== Aim of the task ==
Omit all images. Write out the rest of the material exactly.

== Information provided ==

——————

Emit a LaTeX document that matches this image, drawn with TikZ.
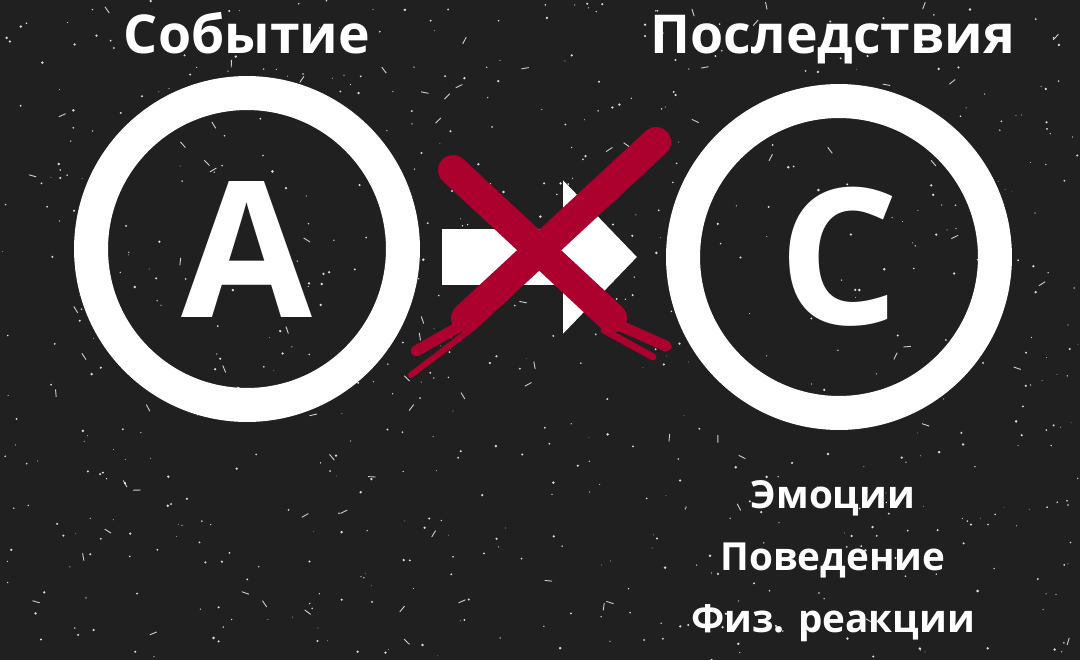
\documentclass[tikz,border=0pt]{standalone}
\usepackage{fontspec}
\setmainfont{Open Sans}
\usetikzlibrary{arrows.meta,calc}
\definecolor{bgdark}{HTML}{202020}
\definecolor{crossred}{HTML}{AC002E}

\begin{document}
\begin{tikzpicture}[x=0.02cm,y=-0.02cm,
  ring/.style={circle,draw=white,line width=0.68cm,minimum size=6.24cm,inner sep=0pt,
    text=white,font=\bfseries\fontsize{108}{108}\selectfont},
  title/.style={text=white,anchor=base,inner sep=0pt,font=\bfseries\fontsize{30.5}{30.5}\selectfont},
  item/.style={text=white,anchor=base,inner sep=0pt,font=\bfseries\fontsize{22}{22}\selectfont},
  bigarrow/.style={white,line width=1.12cm,-{Triangle[length=1.48cm,width=2.98cm]}},
  brush/.style={crossred,line join=round,line cap=round}
  ]
\fill[bgdark] (0,0) rectangle (1080,660);
\useasboundingbox (0,0) rectangle (1080,660);
% speckles
\pgfmathsetseed{42}
\foreach \i in {1,...,700}{
  \pgfmathsetmacro{\px}{rnd*1080}
  \pgfmathsetmacro{\py}{rnd*660}
  \pgfmathsetmacro{\pr}{0.2+0.6*rnd}
  \fill[white,opacity=0.85] (\px,\py) circle[radius=\pr pt];
}
\foreach \i in {1,...,90}{
  \pgfmathsetmacro{\px}{rnd*1080}
  \pgfmathsetmacro{\py}{rnd*660}
  \pgfmathsetmacro{\ang}{rnd*360}
  \draw[white,line width=0.5pt,opacity=0.8] (\px,\py) -- ++(\ang:0.15cm);
}
\node[ring] (A) at (247,249) {A};
\node[ring] (C) at (839,257) {C};
\node[title] (event) at (247,53) {Событие};
\node[title] (conseq) at (833,53) {Последствия};
\node[item] (emo) at (833,508) {Эмоции};
\node[item] (behav) at (833,570) {Поведение};
\node[item] (phys) at (833,632) {Физ. реакции};
\draw[bigarrow] ($(A.east |- C.center)+(22,0)$) -- ($(C.west)+(-29,0)$);
% the cross
\draw[brush,line width=0.6cm] (453,170) -- (612,318);
\draw[brush,line width=0.22cm] (598,316) -- (666,346);
\draw[brush,line width=0.14cm] (604,330) -- (653,357);
\draw[brush,line width=0.6cm] (656,142) -- (466,318);
\draw[brush,line width=0.22cm] (478,316) -- (416,351);
\draw[brush,line width=0.12cm] (470,330) -- (411,375);
\end{tikzpicture}
\end{document}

——————

== Solution ==
Emit a LaTeX document that matches this image, drawn with TikZ.
\documentclass[tikz,border=0pt]{standalone}
\usepackage{fontspec}
\setmainfont{Open Sans}
\usetikzlibrary{arrows.meta,calc}
\definecolor{bgdark}{HTML}{202020}
\definecolor{crossred}{HTML}{AC002E}

\begin{document}
\begin{tikzpicture}[x=0.02cm,y=-0.02cm,
  ring/.style={circle,draw=white,line width=0.68cm,minimum size=6.24cm,inner sep=0pt,
    text=white,font=\bfseries\fontsize{108}{108}\selectfont},
  title/.style={text=white,anchor=base,inner sep=0pt,font=\bfseries\fontsize{30.5}{30.5}\selectfont},
  item/.style={text=white,anchor=base,inner sep=0pt,font=\bfseries\fontsize{22}{22}\selectfont},
  bigarrow/.style={white,line width=1.12cm,-{Triangle[length=1.48cm,width=2.98cm]}},
  brush/.style={crossred,line join=round,line cap=round}
  ]
\fill[bgdark] (0,0) rectangle (1080,660);
\useasboundingbox (0,0) rectangle (1080,660);
% speckles
\pgfmathsetseed{42}
\foreach \i in {1,...,700}{
  \pgfmathsetmacro{\px}{rnd*1080}
  \pgfmathsetmacro{\py}{rnd*660}
  \pgfmathsetmacro{\pr}{0.2+0.6*rnd}
  \fill[white,opacity=0.85] (\px,\py) circle[radius=\pr pt];
}
\foreach \i in {1,...,90}{
  \pgfmathsetmacro{\px}{rnd*1080}
  \pgfmathsetmacro{\py}{rnd*660}
  \pgfmathsetmacro{\ang}{rnd*360}
  \draw[white,line width=0.5pt,opacity=0.8] (\px,\py) -- ++(\ang:0.15cm);
}
\node[ring] (A) at (247,249) {A};
\node[ring] (C) at (839,257) {C};
\node[title] (event) at (247,53) {Событие};
\node[title] (conseq) at (833,53) {Последствия};
\node[item] (emo) at (833,508) {Эмоции};
\node[item] (behav) at (833,570) {Поведение};
\node[item] (phys) at (833,632) {Физ. реакции};
\draw[bigarrow] ($(A.east |- C.center)+(22,0)$) -- ($(C.west)+(-29,0)$);
% the cross
\draw[brush,line width=0.6cm] (453,170) -- (612,318);
\draw[brush,line width=0.22cm] (598,316) -- (666,346);
\draw[brush,line width=0.14cm] (604,330) -- (653,357);
\draw[brush,line width=0.6cm] (656,142) -- (466,318);
\draw[brush,line width=0.22cm] (478,316) -- (416,351);
\draw[brush,line width=0.12cm] (470,330) -- (411,375);
\end{tikzpicture}
\end{document}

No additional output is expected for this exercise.